Director: Tom McCarthy
Running Time: 99 mins
Certificate: 12
Release Date: January 4th 2016 (UK)
The Cobbler is not Adam Sandler in zany mood, but he’s not being 100% serious either. He certainly pulls things back from his usual performances and enters mumbling mode, which is admittedly more watchable than he often is. He is Max, a cobbler who is forced to use an old shoemaking machine when his newer one breaks. He discovers that the machine has magical properties, as he now has the ability to put on somebody else’s shoes and literally become them.
At first Max thinks he’s going to be able to have some fun with his powers (including a creepily rapey sequence involving a cameo from Dan Stevens and a woman in a shower), but he soon gets caught up in a tricky situation with a bunch of bad guys. Looking into the lives of his customers also makes his re-evaluate the attempts to save his neighbourhood, which he’d previously ignored, and so he sets out to use his powers to stop the baddies destroying everything.

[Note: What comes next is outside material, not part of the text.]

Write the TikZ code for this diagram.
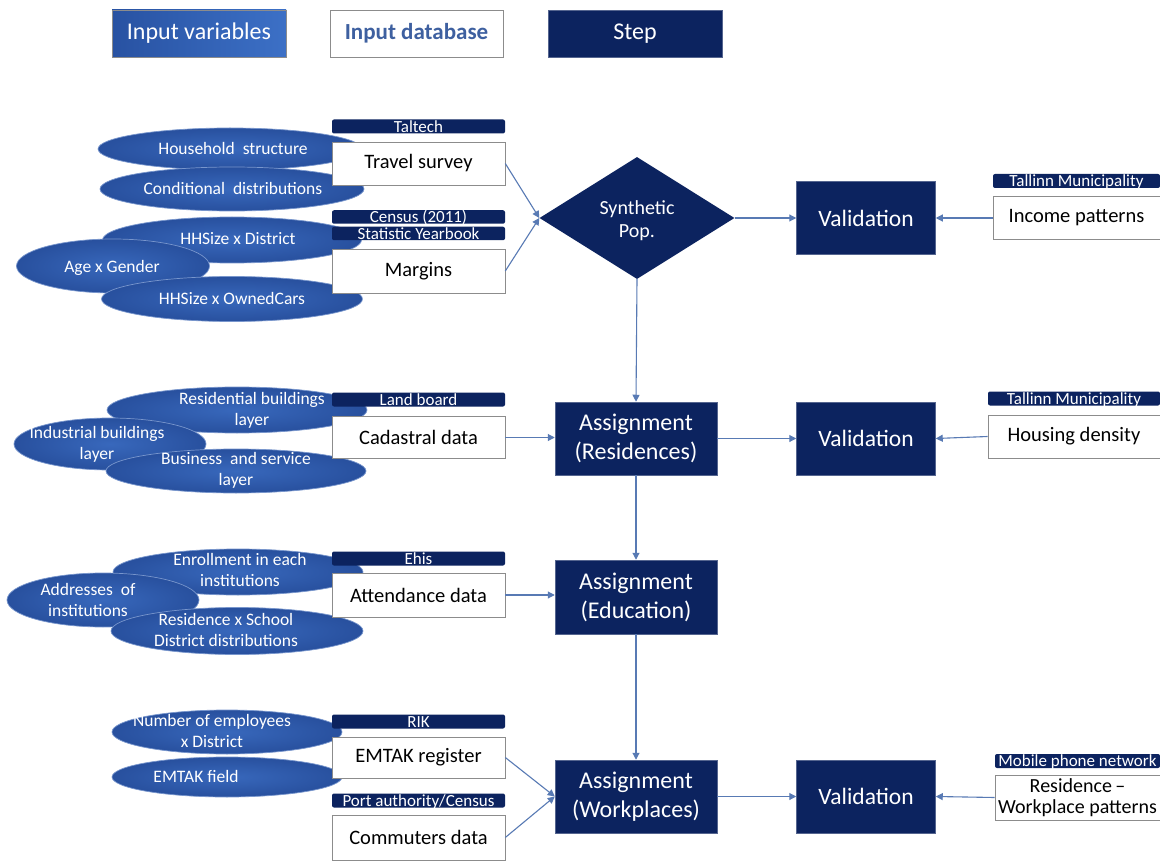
\documentclass[tikz,border=0pt]{standalone}
\usepackage{fontspec}
\setmainfont{Carlito}
\usetikzlibrary{shapes.geometric,arrows.meta}
\definecolor{navy}{RGB}{12,35,95}
\definecolor{ellin}{RGB}{56,104,188}
\definecolor{ellout}{RGB}{40,80,158}
\definecolor{ellline}{RGB}{120,150,205}
\definecolor{lgleft}{RGB}{40,82,162}
\definecolor{lgright}{RGB}{60,112,198}
\definecolor{arrowblue}{RGB}{88,122,180}
\definecolor{dbtext}{RGB}{62,96,160}
\definecolor{boxline}{RGB}{140,140,140}
\tikzset{
  ell/.style={ellipse, inner color=ellin, outer color=ellout, draw=ellline, line width=0.7pt, inner sep=0pt},
  elltext/.style={text=white, align=center, font=\fontsize{17.5}{21}\selectfont, inner sep=0pt},
  dbox/.style={rectangle, draw=boxline, line width=0.6pt, fill=white, text=black, minimum width=173, minimum height=43, inner sep=0pt, align=center, font=\fontsize{20.5}{23}\selectfont},
  tagbox/.style={rectangle, fill=navy, rounded corners=2pt, text=white, minimum width=173, minimum height=14, inner sep=0pt, text height=12.5pt, text depth=1pt, font=\fontsize{17}{18}\selectfont},
  stepbox/.style={rectangle, fill=navy, draw=navy!70!white, line width=0.5pt, text=white, minimum width=162, minimum height=73, inner sep=0pt, align=center, font=\fontsize{24}{29}\selectfont},
  valbox/.style={stepbox, minimum width=139, font=\fontsize{23.5}{28}\selectfont},
  arr/.style={draw=arrowblue, line width=1.1pt, -{Triangle[width=7pt,length=7pt]}},
}
\begin{document}
\begin{tikzpicture}[x=1pt,y=-1pt]
\useasboundingbox (0,0) rectangle (1160,861);
\fill[white] (0,0) rectangle (1160,861);

% legend
\node[rectangle, left color=lgleft, right color=lgright, draw=boxline, line width=0.5pt, minimum width=174, minimum height=47, inner sep=0pt, text=white, font=\fontsize{24}{28}\selectfont] (lgV) at (199,33.5) {Input variables};
\node[rectangle, draw=boxline, line width=0.6pt, fill=white, minimum width=173, minimum height=47, inner sep=0pt, text=dbtext, font=\bfseries\fontsize{23}{28}\selectfont] (lgD) at (416.5,33.5) {Input database};
\node[rectangle, fill=navy, draw=navy!70!white, line width=0.5pt, minimum width=174, minimum height=47, inner sep=0pt, text=white, font=\fontsize{24}{28}\selectfont] (lgS) at (635,33.5) {Step};

% ---------- row 1 ----------
\node[ell, minimum width=264, minimum height=42] (eHH) at (230,149) {};
\node[elltext] (eHHt) at (233,148) {Household\ \ structure};
\node[ell, minimum width=264, minimum height=44] (eCD) at (232,189) {};
\node[elltext] (eCDt) at (233,188) {Conditional\ \ distributions};
\node[ell, minimum width=259, minimum height=46] (eHD) at (232,240) {};
\node[elltext] (eHDt) at (238,239) {HHSize x District};
\node[ell, minimum width=193, minimum height=54] (eAG) at (113,266) {};
\node[elltext] (eAGt) at (112,268) {Age x Gender};
\node[ell, minimum width=261, minimum height=45] (eOC) at (232,299) {};
\node[elltext] (eOCt) at (232,298) {HHSize x OwnedCars};

\node[tagbox] (tTal) at (418.5,126.5) {Taltech};
\node[dbox] (dTS) at (418.5,163.5) {Travel survey};
\node[tagbox, minimum height=13] (tCen) at (418.5,217) {Census (2011)};
\node[tagbox, minimum height=13] (tStat) at (418.5,233.5) {Statistic Yearbook};
\node[dbox, minimum height=44] (dMar) at (418.5,271) {Margins};

\node[diamond, fill=navy, minimum width=195, minimum height=122, inner sep=0pt] (sSyn) at (637,218) {};
\node[text=white, align=center, inner sep=0pt, font=\fontsize{20}{23}\selectfont] (sSynT) at ([yshift=-3pt]sSyn.center) {Synthetic\\Pop.};
\node[valbox] (vVal1) at (866,218) {Validation};
\node[tagbox, minimum width=167] (tTM1) at (1076.5,181) {Tallinn Municipality};
\node[dbox, minimum width=167] (dInc) at (1076.5,218) {Income patterns};

% ---------- row 2 ----------
\node[ell, minimum width=260, minimum height=46] (eRB) at (237,410) {};
\node[elltext] (eRBt) at (252,410) {Residential buildings\\layer};
\node[ell, minimum width=192, minimum height=52] (eIB) at (110,444) {};
\node[elltext] (eIBt) at (97,444) {Industrial buildings\\layer};
\node[ell, minimum width=260, minimum height=44] (eBS) at (236,471) {};
\node[elltext] (eBSt) at (236,470) {Business\ \ and service\\layer};

\node[tagbox] (tLand) at (418.5,399.5) {Land board};
\node[dbox, minimum height=42] (dCad) at (418.5,437.5) {Cadastral data};

\node[stepbox] (sRes) at (636,438.5) {Assignment\\(Residences)};
\node[valbox] (vVal2) at (866,438.5) {Validation};
\node[tagbox, minimum width=172] (tTM2) at (1074,398.5) {Tallinn Municipality};
\node[dbox, minimum width=172] (dHou) at (1074,436.5) {Housing density};

% ---------- row 3 ----------
\node[ell, minimum width=250, minimum height=46] (eEN) at (238,572) {};
\node[elltext] (eENt) at (240,570) {Enrollment in each\\institutions};
\node[ell, minimum width=192, minimum height=54] (eAD) at (103,600) {};
\node[elltext] (eADt) at (88,600) {Addresses\ \ of\\institutions};
\node[ell, minimum width=252, minimum height=47] (eRS) at (237,631) {};
\node[elltext] (eRSt) at (226,630) {Residence x School\\District distributions};

\node[tagbox] (tEhis) at (418.5,558.5) {Ehis};
\node[dbox, minimum height=44] (dAtt) at (418.5,595) {Attendance data};

\node[stepbox, minimum height=74] (sEdu) at (636,597) {Assignment\\(Education)};

% ---------- row 4 ----------
\node[ell, minimum width=230, minimum height=44] (eNE) at (227,732) {};
\node[elltext] (eNEt) at (212,731) {Number of employees\\x District};
\node[ell, minimum width=230, minimum height=40] (eEF) at (227,777) {};
\node[elltext] (eEFt) at (196,776) {EMTAK field};

\node[tagbox] (tRIK) at (418.5,721.5) {RIK};
\node[dbox, minimum height=41] (dEMT) at (418.5,757.5) {EMTAK register};
\node[tagbox] (tPort) at (418.5,800.5) {Port authority/Census};
\node[dbox, minimum height=45] (dCom) at (418.5,837.5) {Commuters data};

\node[stepbox] (sWork) at (636,796.5) {Assignment\\(Workplaces)};
\node[valbox] (vVal3) at (866,796.5) {Validation};
\node[tagbox, minimum width=165] (tMob) at (1077.5,761) {Mobile phone network};
\node[dbox, minimum width=165, minimum height=45, font=\fontsize{20}{21}\selectfont] (dRes) at (1077.5,797.5) {Residence\,--\\Workplace patterns};

% ---------- connectors ----------
\draw[arr] (dTS.east) -- (sSyn.west);
\draw[arr] (dMar.east) -- (sSyn.west);
\draw[arr] (sSyn.east) -- (vVal1.west);
\draw[arr] (dInc.west) -- (vVal1.east);
\draw[arr] (sSyn.south) -- (sRes.north);
\draw[arr] (dCad.east) -- (dCad.east -| sRes.west);
\draw[arr] (sRes.east) -- (vVal2.west);
\draw[arr] (dHou.west) -- (vVal2.east);
\draw[arr] (sRes.south) -- (sEdu.north);
\draw[arr] (dAtt.east) -- (dAtt.east -| sEdu.west);
\draw[arr] (sEdu.south) -- (sWork.north);
\draw[arr] (dEMT.east) -- (sWork.west);
\draw[arr] (dCom.east) -- (sWork.west);
\draw[arr] (sWork.east) -- (vVal3.west);
\draw[arr] (dRes.west) -- (vVal3.east);
\end{tikzpicture}
\end{document}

The Cobbler is a bit of an odd movie, which comes across as exactly what it is – indie filmmakers trying to make something mainstream but not totally having their heart in it. It doesn’t quite work as it fails hit the right beats to be typical mainstream fun – partly because you can almost feel director Tom McCarthy and co-writer Paul Sado almost cringing at the shorthand emotions and sleight of hand Hollywood-style movie of this ilk tend to demand – but nor does it have the makings of decent indie fare.
Having a Sandler who’s quite so low-key doesn’t help either, as the movie could have done with a little more magic and whimsy, but instead he seems to think he’s making something darker and more serious. It would actually be a pretty good performance in another movie, but doesn’t quite fit here.
It’s a pity, as putting on someone’s shoes and becoming them has plenty of potential, and there are moments when you can feel The Cobbler getting close to really running with it – particularly when Method Man is on-screen – but it never quite works out how to pull its high concept into something genuinely watchable. Plus, the ending is likely to have you throwing things at the screen, as it’s so disingenuous and ill-thought out it’s almost painful. It’s the ending of the film that The Cobbler wanted to be and not the one it is, which just highlights what a mess it is.
Overall Verdict: Everyone involved does their best, but nobody seems entirely sure what they’re doing, resulting in a movie that needed magic but instead got messiness.